Number of fragments. The default value is 0. The plugin automatically sets the number of fragments based on the vector length.

Query parameter

ef

Queue size of the neighboring node during the query. A larger value indicates a higher query precision and slower query speed. The default value is 200.

max_scan_num

Maximum number of scanned nodes. A larger value indicates a higher query precision and slower query speed. The default value is 10000.

topk

The number of top-k records returned for a query.

Script base_test_example.py

# -*- coding: UTF-8 -*-
import json
import time

import h5py
from elasticsearch import Elasticsearch
from elasticsearch import helpers

def get_client(hosts: list, user: str = None, password: str = None):
    if user and password:
        return Elasticsearch(hosts, http_auth=(user, password), verify_certs=False, ssl_show_warn=False)
    else:
        return Elasticsearch(hosts)

# For more information about the index parameters, see .
def create(es_client, index_name, shards, replicas, dim, algorithm="GRAPH",
           metric="euclidean", neighbors=64, efc=200, shrink=1.0):
    index_mapping = {
        "settings": {
            "index": {
                "vector": True
            },
            "number_of_shards": shards,
            "number_of_replicas": replicas,
        },
        "mappings": {
            "properties": {
                "id": {
                    "type": "integer"
                },
                "vec": {
                    "type": "vector",
                    "indexing": True,
                    "dimension": dim,
                    "algorithm": algorithm,
                    "metric": metric,
                    "neighbors": neighbors,
                    "efc": efc,
                    "shrink": shrink,
                }
            }
        }
    }
    es_client.indices.create(index=index_name, body=index_mapping)
    print(f"Create index success! Index name: {index_name}")

def write(es_client, index_name, vectors, bulk_size=1000):
    print("Start write! Index name: " + index_name)
    start = time.time()
    for i in range(0, len(vectors), bulk_size):
        actions = [{
            "_index": index_name,
            "id": i + j,
            "vec": v.tolist()
        } for j, v in enumerate(vectors[i: i + bulk_size])]
        helpers.bulk(es_client, actions, request_timeout=180)
    print(f"Write success! Docs count: {len(vectors)}, total cost: {time.time() - start:.2f} seconds")
    merge(es_client, index_name)

def merge(es_client, index_name, seg_cnt=1):
    print(f"Start merge! Index name: {index_name}")
    start = time.time()
    es_client.indices.forcemerge(index=index_name, max_num_segments=seg_cnt, request_timeout=7200)
    print(f"Merge success!
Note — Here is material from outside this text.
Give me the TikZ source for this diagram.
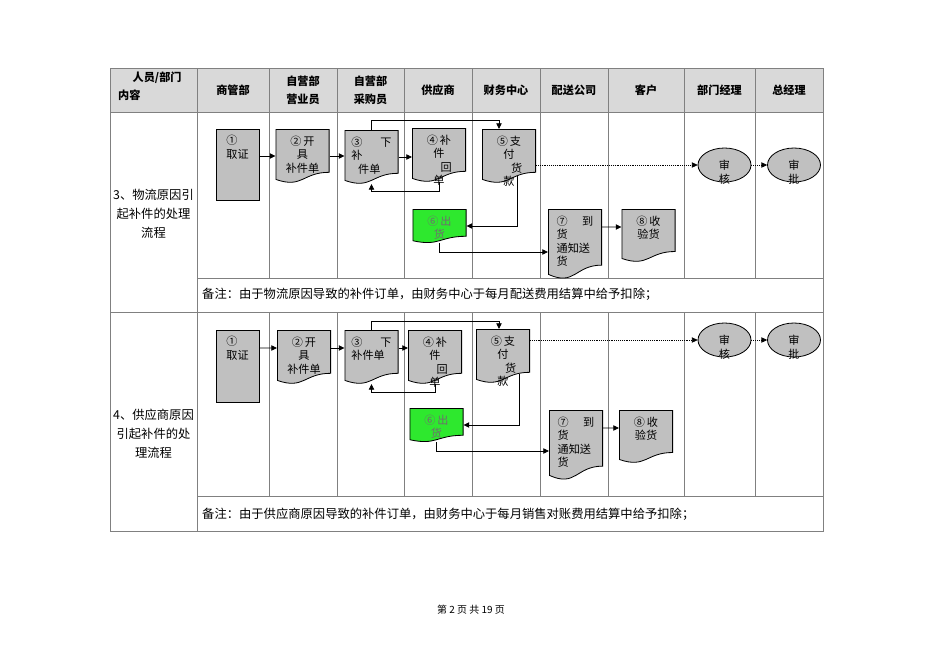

Total cost: {time.time() - start:.2f} seconds")

# For more information about the query parameters, see .
def query(es_client, index_name, queries, gts, size=10, k=10, ef=200, msn=10000):
    print("Start query! Index name: " + index_name)
    i = 0
    precision = []
    for vec in queries:
        hits = set()
        dsl = {
            "size": size,
            "stored_fields": ["_none_"],
            "docvalue_fields": ["id"],
            "query": {
                "vector": {
                    "vec": {
                        "vector": vec.tolist(),
                        "topk": k,
                        "ef": ef,
                        "max_scan_num": msn
                    }
                }
            }
        }
        res = es_client.search(index=index_name, body=json.dumps(dsl))
        for hit in res['hits']['hits']:
            hits.add(int(hit['fields']['id'][0]))
        precision.append(len(hits.intersection(set(gts[i, :size]))) / size)
        i += 1
    print(f"Query complete! Average precision: {sum(precision) / len(precision)}")

def load_test_data(src):
    hdf5_file = h5py.File(src, "r")
    base_vectors = hdf5_file["train"]
    query_vectors = hdf5_file["test"]
    ground_truths = hdf5_file["neighbors"]
    return base_vectors, query_vectors, ground_truths

def test_sift(es_client):
    index_name = "index_sift_graph"
    vectors, queries, gts = load_test_data(r"sift-128-euclidean.hdf5")
    # Adjust the number of shards and replicas, indexing algorithm, and index parameters based on the testing requirements. In our example here, one shard and two replicas are configured for performance testing.
    create(es_client, index_name, shards=1, replicas=2, dim=128)
    write(es_client, index_name, vectors)
    query(es_client, index_name, queries, gts)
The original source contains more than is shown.